Une radio intervertie dans un dossier, une molaire de lait ressemblant un peu trop à une molaire définitive, un praticien stressé, voilà comment de toute bonne foi, il est possible d’opérer la mauvaise patiente, ou d’opérer la bonne patiente avec de mauvaises radios.
Le but de ce travail est d’ouvrir une porte clinique sur le thème de la sécurisation de notre pratique quotidienne. Il n’est pas question ici de donner des leçons ou encore d’asséner de doctes vérités. Nous voulons seulement tenter d’approcher et de comprendre le problème de l’erreur humaine en particulier dans le monde de la dentisterie. Une fois le diagnostic établi, nous pourrons tenter d’apporter des solutions.
Voici une aventure qui m’est arrivée il y a une quinzaine d’année. Elle est tirée du livre que je viens de publier avec Jean Gabriel Charrier : A la Recherche du maillon faible – Initiation aux Facteurs Humains. (Ewenn Editions - 2011)
En 19--, je reçois une patiente pour l’extraction d’une dent de sagesse. La patiente a un nom français très typique. Il est parmi les 3 noms les plus communs. Elle est stressée et stressante. Mon agenda chargé fait qu’il se déroule un long moment entre la consultation et la chirurgie. Le jour de la chirurgie, la patiente arrive dans un état de nervosité avancé. Elle m’explique que sa dent est difficile et qu’un confrère avait prédit une chirurgie laborieuse. Je regarde la radio et la rassure. J’installe la patiente, lui ouvre la bouche et, dernière vérification, je compte les dents. Une, deux, trois molaires. Le compte est bon. Je fais l’anesthésie et extrais sans trop de difficulté la dent de sagesse. La patiente se détend, moi aussi. Soudainement au fond de l’alvéole, je vois quelque chose de blanc brillant. Je regarde attentivement, c’est une couronne dentaire. Je regarde la radiographie affichée sur le négatoscope. Il n’y a pas de doute, il n’y a pas de dent incluse… sur la radio. Je refais une radio et vois très clairement une dent de sagesse incluse, couchée et placée assez profondément.
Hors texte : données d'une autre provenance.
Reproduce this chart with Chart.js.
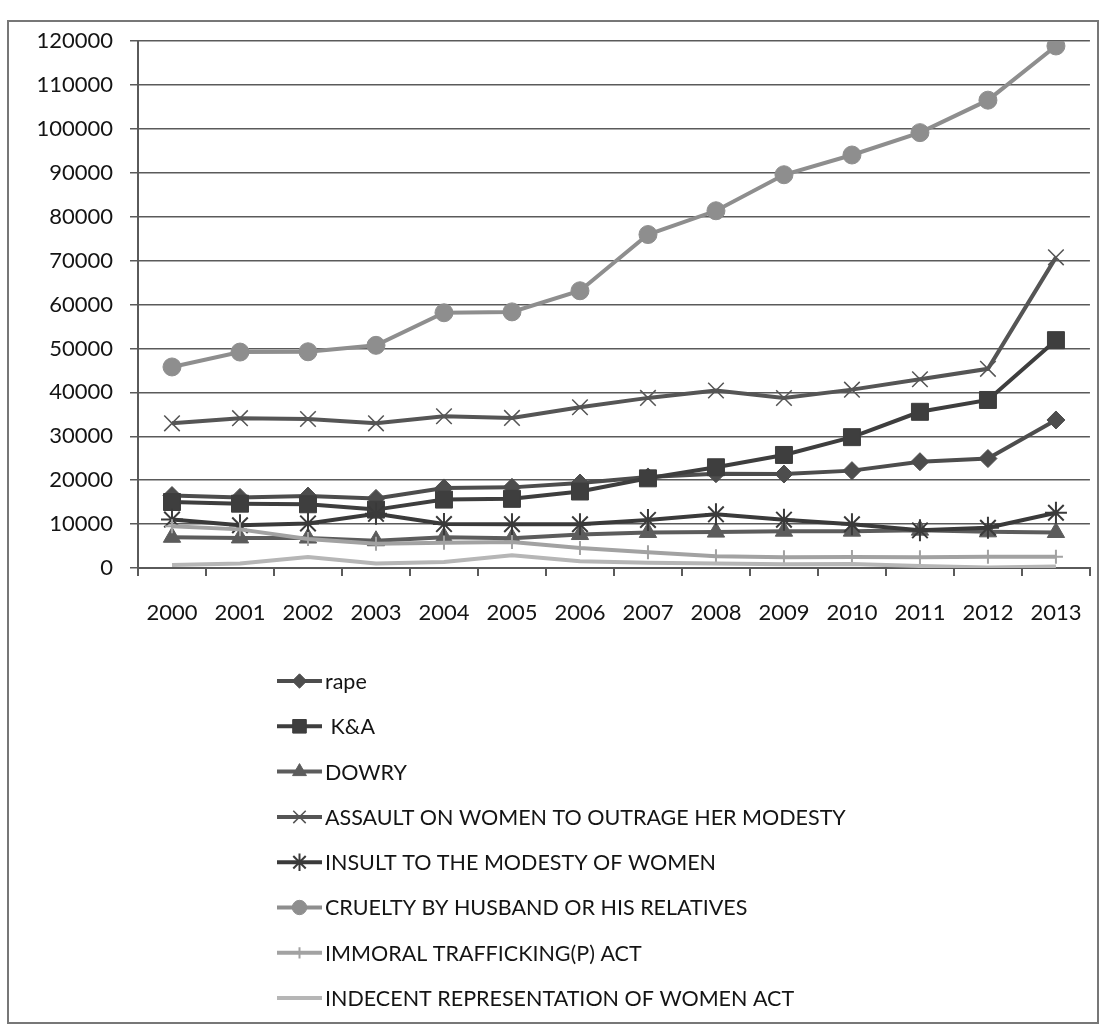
<!DOCTYPE html>
<html>
<head>
<meta charset="utf-8">
<title>Crimes against women 2000-2013</title>
<script src="https://cdn.jsdelivr.net/npm/chart.js@4.4.1/dist/chart.umd.min.js"></script>
<style>
  html, body { margin: 0; padding: 0; background: #fff; }
  #frame {
    position: absolute; left: 7px; top: 20px; width: 1088px; height: 1000px;
    border: 2px solid #777;
  }
  #chart { position: absolute; left: 0; top: 0; }
</style>
</head>
<body>
<div id="frame"></div>
<canvas id="chart" width="1106" height="1032"></canvas>
<script>
const years = ['2000', '2001', '2002', '2003', '2004', '2005', '2006', '2007', '2008', '2009', '2010', '2011', '2012', '2013'];

const rape      = [16496, 16075, 16373, 15847, 18233, 18359, 19348, 20737, 21467, 21397, 22172, 24206, 24923, 33707];
const kidnap    = [15023, 14645, 14506, 13296, 15578, 15750, 17414, 20416, 22939, 25741, 29795, 35565, 38262, 51881];
const dowry     = [6995, 6851, 6822, 6208, 7026, 6787, 7618, 8093, 8172, 8383, 8391, 8618, 8233, 8083];
const assault   = [32940, 34124, 33943, 32939, 34567, 34175, 36617, 38734, 40413, 38711, 40613, 42968, 45351, 70739];
const insult    = [11024, 9746, 10155, 12325, 10001, 9984, 9966, 10950, 12214, 11009, 9961, 8570, 9173, 12589];
const cruelty   = [45778, 49170, 49237, 50703, 58121, 58319, 63128, 75930, 81344, 89546, 94041, 99135, 106527, 118866];
const immoral   = [9515, 8796, 6598, 5510, 5748, 5908, 4541, 3568, 2659, 2474, 2499, 2435, 2563, 2579];
const indecent  = [662, 1052, 2508, 1043, 1378, 2917, 1562, 1200, 1025, 845, 895, 453, 141, 362];

const seriesNames = [
    'rape',
    ' K&A',
    'DOWRY',
    'ASSAULT ON WOMEN TO OUTRAGE HER MODESTY',
    'INSULT TO THE MODESTY OF WOMEN',
    'CRUELTY BY HUSBAND OR HIS RELATIVES',
    'IMMORAL TRAFFICKING(P) ACT',
    'INDECENT REPRESENTATION OF WOMEN ACT'
];

const yTicks = { min: 0, max: 120000, step: 10000 };

const FONT = 'Lato';
const TEXT = '#141414';
const GRID = '#5a5a5a';

const styles = [
    { color: '#4d4d4d', point: 'rectRot',  radius: 9,  pw: 1 },
    { color: '#3e3e3e', point: 'rect',     radius: 12, pw: 1 },
    { color: '#5c5c5c', point: 'triangle', radius: 10, pw: 1 },
    { color: '#555555', point: 'crossRot', radius: 11, pw: 1.5 },
    { color: '#3a3a3a', point: 'star',     radius: 11, pw: 2 },
    { color: '#8e8e8e', point: 'circle',   radius: 9,  pw: 1 },
    { color: '#a2a2a2', point: 'cross',    radius: 7,  pw: 2 },
    { color: '#b6b6b6', point: 'circle',   radius: 0,  pw: 0 },
];

const values = [rape, kidnap, dowry, assault, insult, cruelty, immoral, indecent];

const datasets = values.map((data, i) => ({
    label: seriesNames[i],
    data: data,
    borderColor: styles[i].color,
    backgroundColor: styles[i].color,
    borderWidth: 4,
    tension: 0,
    pointStyle: styles[i].point,
    pointRadius: styles[i].radius,
    pointHoverRadius: styles[i].radius,
    pointBackgroundColor: styles[i].color,
    pointBorderColor: styles[i].color,
    pointBorderWidth: styles[i].pw,
    order: values.length - i, // later series on top, like the original
}));

// vertical legend under the plot, one series per row
const stackedLegend = {
    id: 'stackedLegend',
    afterDraw(chart) {
        const ctx = chart.ctx;
        const startY = chart.chartArea.bottom + 113;
        const x0 = 277, x1 = 322;
        chart.data.datasets.forEach((ds, i) => {
            const y = startY + i * 45.3;
            ctx.save();
            ctx.strokeStyle = ds.borderColor;
            ctx.lineWidth = ds.borderWidth;
            ctx.beginPath();
            ctx.moveTo(x0, y);
            ctx.lineTo(x1, y);
            ctx.stroke();
            if (ds.pointRadius > 0) {
                ctx.fillStyle = ds.pointBackgroundColor;
                ctx.strokeStyle = ds.pointBorderColor;
                ctx.lineWidth = ds.pointBorderWidth;
                Chart.helpers.drawPoint(ctx, {
                    pointStyle: ds.pointStyle,
                    radius: ds.pointRadius * 0.8,
                    rotation: 0,
                    borderWidth: ds.pointBorderWidth
                }, (x0 + x1) / 2, y);
            }
            ctx.fillStyle = TEXT;
            ctx.font = `21.5px ${FONT}`;
            ctx.textBaseline = 'middle';
            ctx.fillText(ds.label, x1 + 3, y + 1);
            ctx.restore();
        });
    }
};

new Chart(document.getElementById('chart'), {
    type: 'line',
    data: { labels: years, datasets },
    plugins: [stackedLegend],
    options: {
        responsive: false,
        animation: false,
        layout: { padding: { top: 41, right: 15, bottom: 400, left: 0 } },
        plugins: {
            legend: { display: false },
            tooltip: { enabled: false },
        },
        scales: {
            x: {
                offset: true,
                afterFit: (scale) => { scale.height = 64; },
                border: { color: GRID, width: 2 },
                grid: { drawOnChartArea: false, drawTicks: true, tickLength: 8, offset: true, color: GRID, lineWidth: 2 },
                ticks: { color: TEXT, font: { family: FONT, size: 22 }, padding: 24, maxRotation: 0, autoSkip: false },
            },
            y: {
                min: yTicks.min,
                max: yTicks.max,
                afterFit: (scale) => { scale.width = 138; },
                border: { color: GRID, width: 2 },
                grid: { color: GRID, lineWidth: 1.5, tickLength: 8 },
                ticks: {
                    stepSize: yTicks.step,
                    color: TEXT,
                    font: { family: FONT, size: 22 },
                    padding: 17,
                    callback: (v) => String(v),
                },
            },
        },
    },
});
</script>
</body>
</html>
Je ne comprends pas ce qu’il se passe jusqu’au moment où je remarque sur l’agenda une autre patiente ayant le même nom programmée une heure plus tard. Je regarde en bouche, certain d’avoir bien compté le nombre de molaires, et je découvre qu’en fait, la première molaire est en fait une molaire de lait un peu grosse que l’on peut confondre à l’examen rapide avec une molaire.
Une radio intervertie dans un dossier, une molaire de lait ressemblant un peu trop à une molaire définitive, un praticien stressé, voilà comment de toute bonne foi, il est possible d’opérer la mauvaise patiente, ou d’opérer la bonne patiente avec de mauvaises radios. L’acte n’a pas été difficile, mais la situation complexe, essentiellement à cause de facteurs non-techniques…
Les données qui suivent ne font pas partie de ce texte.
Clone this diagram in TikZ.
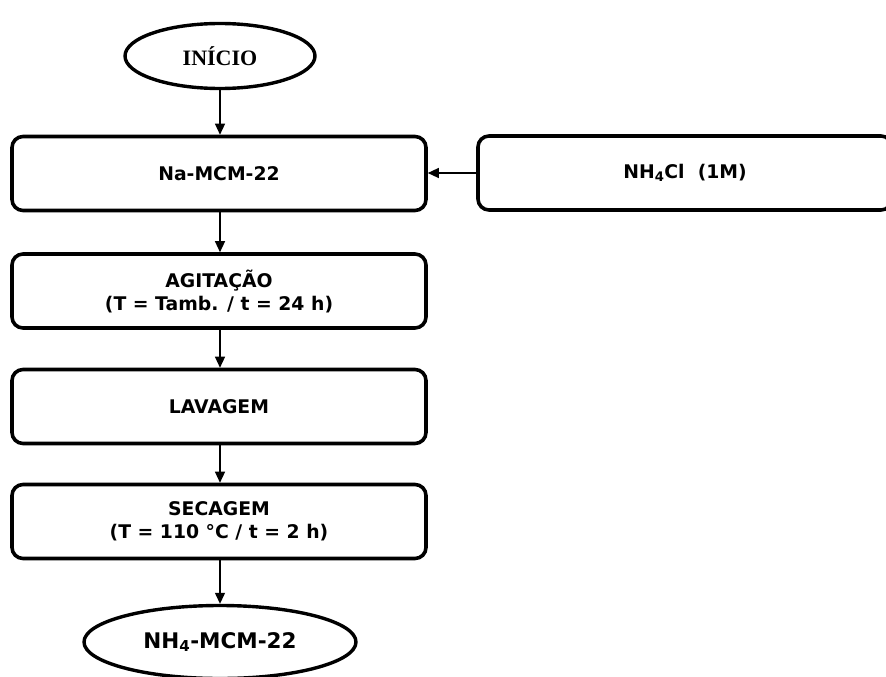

Commentaires : cette histoire est intéressante car elle met en avant l’importance des facteurs non techniques dans l’erreur. On peut supposer que l’extraction a été bien réalisée, sauf que c’était la mauvaise dent. La raison de cette erreur est double. Premièrement, il y a eu manifestement un défaut d’organisation et l’absence de contrôle des procédures. Une radio est affichée et personne ne se soucie de savoir si c’est la bonne. Et enfin, le stress de l’opérateur qui l’empêche d’analyser objectivement la situation. Il compte les dents mais, probablement que son niveau de stress, l’empêche de s’apercevoir qu’une des molaires n’est pas une dent définitive mais une dent de lait. A froid, sans pression, l’identification est aisée. Mais sous tension, il est possible, non pas de les confondre, mais de ne pas les examiner avec suffisamment d’attention tout simplement. Il faut bien garder en tête que ce n’est jamais la situation qui est stressante, mais la réponse qu’on lui apporte. Ce fera l’objet d’une prochaine parution.